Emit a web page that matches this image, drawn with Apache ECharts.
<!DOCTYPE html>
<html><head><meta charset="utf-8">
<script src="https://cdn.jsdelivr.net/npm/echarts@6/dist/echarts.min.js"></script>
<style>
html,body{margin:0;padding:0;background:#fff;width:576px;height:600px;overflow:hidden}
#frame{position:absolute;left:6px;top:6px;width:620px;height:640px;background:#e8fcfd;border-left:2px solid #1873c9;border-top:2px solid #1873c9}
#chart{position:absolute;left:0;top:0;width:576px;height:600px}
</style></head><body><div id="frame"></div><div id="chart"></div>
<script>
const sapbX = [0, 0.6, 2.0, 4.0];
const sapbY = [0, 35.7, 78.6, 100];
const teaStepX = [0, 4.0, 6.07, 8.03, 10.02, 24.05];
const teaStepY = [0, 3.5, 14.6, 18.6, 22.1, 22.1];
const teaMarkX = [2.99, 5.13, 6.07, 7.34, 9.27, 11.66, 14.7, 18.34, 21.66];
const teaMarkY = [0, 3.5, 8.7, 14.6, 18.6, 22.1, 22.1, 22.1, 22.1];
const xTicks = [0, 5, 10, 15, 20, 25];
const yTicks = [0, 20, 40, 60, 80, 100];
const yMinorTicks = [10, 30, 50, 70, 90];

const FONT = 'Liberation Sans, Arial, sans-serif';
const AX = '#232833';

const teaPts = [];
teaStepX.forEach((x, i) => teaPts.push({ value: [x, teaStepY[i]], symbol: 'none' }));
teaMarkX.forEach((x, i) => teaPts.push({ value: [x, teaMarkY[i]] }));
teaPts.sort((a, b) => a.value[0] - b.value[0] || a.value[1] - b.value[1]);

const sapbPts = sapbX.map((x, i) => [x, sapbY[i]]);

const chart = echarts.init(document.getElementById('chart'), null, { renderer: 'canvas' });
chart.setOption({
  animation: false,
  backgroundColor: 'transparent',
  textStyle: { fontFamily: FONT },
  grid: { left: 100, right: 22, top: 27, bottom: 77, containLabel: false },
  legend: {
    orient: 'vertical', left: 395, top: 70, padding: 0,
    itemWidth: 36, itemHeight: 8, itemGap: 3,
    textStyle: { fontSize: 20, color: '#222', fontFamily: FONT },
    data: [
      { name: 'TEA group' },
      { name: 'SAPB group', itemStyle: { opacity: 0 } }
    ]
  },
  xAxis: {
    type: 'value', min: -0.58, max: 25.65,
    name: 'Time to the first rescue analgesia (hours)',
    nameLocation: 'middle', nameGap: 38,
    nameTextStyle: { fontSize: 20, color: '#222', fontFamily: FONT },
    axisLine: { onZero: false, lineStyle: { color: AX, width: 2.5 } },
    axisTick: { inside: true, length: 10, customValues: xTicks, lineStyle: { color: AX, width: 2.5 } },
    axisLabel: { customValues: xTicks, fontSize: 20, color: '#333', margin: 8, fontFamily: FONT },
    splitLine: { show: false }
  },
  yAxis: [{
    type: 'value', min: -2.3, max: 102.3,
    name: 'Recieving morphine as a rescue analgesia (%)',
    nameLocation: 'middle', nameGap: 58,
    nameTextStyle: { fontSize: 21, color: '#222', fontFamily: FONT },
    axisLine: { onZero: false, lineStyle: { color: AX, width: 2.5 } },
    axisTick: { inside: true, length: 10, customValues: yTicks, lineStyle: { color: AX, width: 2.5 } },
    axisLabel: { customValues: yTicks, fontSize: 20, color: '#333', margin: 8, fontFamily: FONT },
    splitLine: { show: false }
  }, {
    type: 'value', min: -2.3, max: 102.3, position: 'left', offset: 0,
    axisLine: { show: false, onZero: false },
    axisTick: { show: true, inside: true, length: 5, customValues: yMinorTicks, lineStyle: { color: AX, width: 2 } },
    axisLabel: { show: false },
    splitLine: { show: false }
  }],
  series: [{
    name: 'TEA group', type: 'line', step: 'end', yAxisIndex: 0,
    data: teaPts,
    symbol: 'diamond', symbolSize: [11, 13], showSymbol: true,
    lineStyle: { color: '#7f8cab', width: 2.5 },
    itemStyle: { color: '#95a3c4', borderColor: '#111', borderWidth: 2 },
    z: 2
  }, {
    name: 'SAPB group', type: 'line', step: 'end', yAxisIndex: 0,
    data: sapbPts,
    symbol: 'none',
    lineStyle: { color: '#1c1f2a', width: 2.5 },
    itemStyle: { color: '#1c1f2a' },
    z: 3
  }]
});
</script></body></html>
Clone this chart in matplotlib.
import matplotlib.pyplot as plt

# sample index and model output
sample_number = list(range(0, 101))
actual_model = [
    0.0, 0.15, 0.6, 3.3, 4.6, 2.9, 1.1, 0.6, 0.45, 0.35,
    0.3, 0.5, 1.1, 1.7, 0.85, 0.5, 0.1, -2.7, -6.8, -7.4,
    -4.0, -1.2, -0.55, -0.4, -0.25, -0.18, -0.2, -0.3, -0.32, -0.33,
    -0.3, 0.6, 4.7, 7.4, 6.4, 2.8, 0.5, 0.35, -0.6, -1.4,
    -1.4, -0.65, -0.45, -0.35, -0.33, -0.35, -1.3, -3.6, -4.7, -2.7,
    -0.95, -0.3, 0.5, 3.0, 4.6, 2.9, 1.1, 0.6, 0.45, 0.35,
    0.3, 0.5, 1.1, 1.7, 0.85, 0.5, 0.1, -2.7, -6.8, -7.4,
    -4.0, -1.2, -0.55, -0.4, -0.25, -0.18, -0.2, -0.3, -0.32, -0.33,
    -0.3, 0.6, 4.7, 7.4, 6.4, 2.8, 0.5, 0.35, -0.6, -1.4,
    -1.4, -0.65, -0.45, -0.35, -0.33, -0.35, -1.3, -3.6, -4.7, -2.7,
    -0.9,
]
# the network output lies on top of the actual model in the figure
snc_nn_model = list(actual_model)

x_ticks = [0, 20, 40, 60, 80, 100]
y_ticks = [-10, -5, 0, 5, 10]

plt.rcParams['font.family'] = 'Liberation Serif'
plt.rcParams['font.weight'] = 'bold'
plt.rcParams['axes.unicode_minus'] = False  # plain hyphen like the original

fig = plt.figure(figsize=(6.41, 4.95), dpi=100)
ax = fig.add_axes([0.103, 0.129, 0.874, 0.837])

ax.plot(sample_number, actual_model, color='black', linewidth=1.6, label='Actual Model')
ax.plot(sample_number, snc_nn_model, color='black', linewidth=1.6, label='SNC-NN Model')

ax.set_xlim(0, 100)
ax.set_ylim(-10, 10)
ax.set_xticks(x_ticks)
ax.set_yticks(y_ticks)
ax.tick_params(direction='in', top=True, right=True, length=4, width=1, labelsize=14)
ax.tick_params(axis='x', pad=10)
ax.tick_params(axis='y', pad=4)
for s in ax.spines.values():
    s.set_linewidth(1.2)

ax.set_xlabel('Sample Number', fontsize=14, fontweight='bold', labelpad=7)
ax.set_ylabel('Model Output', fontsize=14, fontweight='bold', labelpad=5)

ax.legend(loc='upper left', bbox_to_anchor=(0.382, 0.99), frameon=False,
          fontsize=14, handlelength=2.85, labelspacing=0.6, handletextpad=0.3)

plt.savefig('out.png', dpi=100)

·····

Quote the lines that begin at the line containing "Clone this chart in matplotlib." and end at the line containing "s.set_linewidth(1.2)", keeping both of those lines.

Clone this chart in matplotlib.
import matplotlib.pyplot as plt

# sample index and model output
sample_number = list(range(0, 101))
actual_model = [
    0.0, 0.15, 0.6, 3.3, 4.6, 2.9, 1.1, 0.6, 0.45, 0.35,
    0.3, 0.5, 1.1, 1.7, 0.85, 0.5, 0.1, -2.7, -6.8, -7.4,
    -4.0, -1.2, -0.55, -0.4, -0.25, -0.18, -0.2, -0.3, -0.32, -0.33,
    -0.3, 0.6, 4.7, 7.4, 6.4, 2.8, 0.5, 0.35, -0.6, -1.4,
    -1.4, -0.65, -0.45, -0.35, -0.33, -0.35, -1.3, -3.6, -4.7, -2.7,
    -0.95, -0.3, 0.5, 3.0, 4.6, 2.9, 1.1, 0.6, 0.45, 0.35,
    0.3, 0.5, 1.1, 1.7, 0.85, 0.5, 0.1, -2.7, -6.8, -7.4,
    -4.0, -1.2, -0.55, -0.4, -0.25, -0.18, -0.2, -0.3, -0.32, -0.33,
    -0.3, 0.6, 4.7, 7.4, 6.4, 2.8, 0.5, 0.35, -0.6, -1.4,
    -1.4, -0.65, -0.45, -0.35, -0.33, -0.35, -1.3, -3.6, -4.7, -2.7,
    -0.9,
]
# the network output lies on top of the actual model in the figure
snc_nn_model = list(actual_model)

x_ticks = [0, 20, 40, 60, 80, 100]
y_ticks = [-10, -5, 0, 5, 10]

plt.rcParams['font.family'] = 'Liberation Serif'
plt.rcParams['font.weight'] = 'bold'
plt.rcParams['axes.unicode_minus'] = False  # plain hyphen like the original

fig = plt.figure(figsize=(6.41, 4.95), dpi=100)
ax = fig.add_axes([0.103, 0.129, 0.874, 0.837])

ax.plot(sample_number, actual_model, color='black', linewidth=1.6, label='Actual Model')
ax.plot(sample_number, snc_nn_model, color='black', linewidth=1.6, label='SNC-NN Model')

ax.set_xlim(0, 100)
ax.set_ylim(-10, 10)
ax.set_xticks(x_ticks)
ax.set_yticks(y_ticks)
ax.tick_params(direction='in', top=True, right=True, length=4, width=1, labelsize=14)
ax.tick_params(axis='x', pad=10)
ax.tick_params(axis='y', pad=4)
for s in ax.spines.values():
    s.set_linewidth(1.2)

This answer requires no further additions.